It always seemed a bit cliché to me when people spoke or write on specific ‘events’ that change how they viewed themselves and their world. At the surface, I often discard these comments because of how it focuses on just one event changing their lives for typically better, but something worse. Events are not alone, but are part of a system of chances and choices made by ourselves or others.
These choices come together and form what we perceive as a singular event. Despite this rather cold and analytical belief, I always secretly envied people who had these interventions in their everyday lives. The last major ‘event’ for me occurred a number of years ago when I was robbed of two people who I loved and adored: my grandparents. Since losing them, I have felt like a wanderer. My search was for one of these ‘events’ that would return me to who I truly was and significantly alter my life for the better.
Recently, I traveled to Israel to participate in a small group program to meet with different people involved in the complexities of the region. This contained meeting with Israeli, Palestinian officials, academics, journalists, researchers and so on. Unlike Birthright or other planned trips to Israel, this one really made an attempt to educate the region’s complexities. Re-reading the schedule, the trip seemed ideal for the researcher found within me. However, something happened beyond my expectation. I had an ‘event’ moment.
During one of the early days of the trip, the group performed the traditional tourist activity of visiting to the Old City of Jerusalem. One of these stops was the Western Wall, a holy location for Jews as it is the closest geographical point to the First and Second Temple. The Wall, along with others, holds up the massive and beautiful Temple Mount. This extremely important religious and spiritual site for Muslims as it contains the Al-Aqsa mosque and the Dome of the Rock. I began reading the prayers of the holy Shema while a friend stood by my side. While reading the prayers, I felt something that I had been looking for over the last few years.

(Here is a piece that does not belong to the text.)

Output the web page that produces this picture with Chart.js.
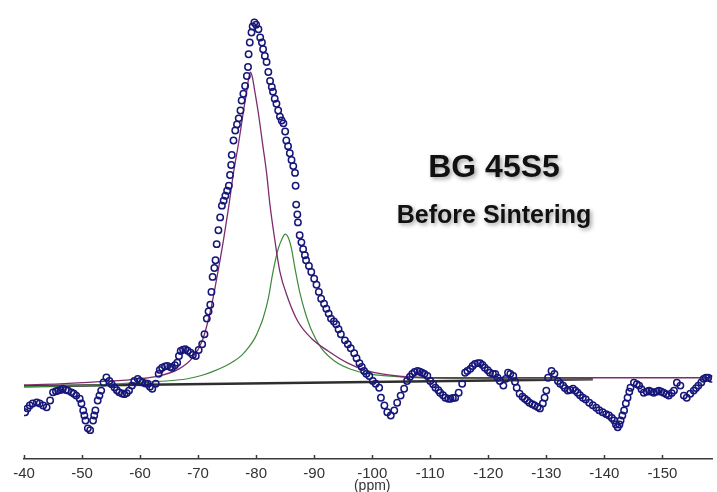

It began while reciting Deuteronomy 6:4–9, I felt a long lost presence. Three times, I looked back to see what it was. The gorgeous bricks of the Wall stood in-front of me. After the final time, I just decided to focus and stare at the Wall. However, I began to feel the hands of my grandparents on my right shoulder. Through their touch I felt so much pain, stress, questions and anger escape my body. I finished the prayer and sensed that something had shifted within me. My friend finished his prayers and we began walking out of the complex. Right as we were leaving, I saw a very important Jewish ritual being offered a meter or two away. It was the putting on of the tefillin.
Something within me called to put on the religious garment. It is important to mention that the last time I put tefillin on was before my grandparents’ deaths. I told my friend for us to quickly do it before we left. While it was being wrapped on me, I felt the leather straps and the holiness seemingly pouring onto me and began to smile. I could not help but laugh as every part of me knew that I was having one of the ‘events’. My smile continued and grew as everyone around discovered that the friend had never put on tefillin before. As he was putting it on and reciting the prayers, I re-read the Shema. When both of us finished, we sang in joy of the friend’s accomplishment.
The ‘event’ was not finished. It continued the following night. A handful of us walked through Jerusalem to the Old City. We stopped at a small square with a spectacular aerial view of the Temple Mount before heading to the Wall. I looked out onto the beauty of the Wall and the Temple Mount. The Dome of the Rock was lit perfectly to paint the night sky with its gold. Its color was strengthened by the green lights from the adjacent tower. The Al-Aqsa mosque contained a beautiful dominance on the other side of the complex. Most important for me was the Wall being lit in beautiful white. Perhaps a few dozen religious Jews were praying in the late hours of the night.
The ‘event’ from the previous day took me by the hand and seemingly ended my years of wandering. I felt no longer as a wanderer. A massive feeling of peace and excitement took over my body. All of us then walked down to the Wall and I cited mourners Kaddish for my grandparents. Unlike over the last few years, the prayers were done with joyous love instead of sadness and depression. After I finished citing the prayers, we walked back to the Jaffa Gate to hire a taxi to take us back to our hotel. The drive was extremely unusual as the driver played pop music loud enough for the whole nation to hear.
Throughout the drive, I thought of my ‘event’. My body, soul and mind saturated with such peace, happiness and the feeling of relief. The years of wandering around the world in order to find peace had finished. Peace was within me and everything had changed. I had my moment that fundamentally redefined me, which I had always wanted. A week later, I discussed how I had changed to my aunt, who I was staying with after the group trip, during coffee in Tel Aviv. I will never forget her smile as she knew that a new Jonathan was in front of her.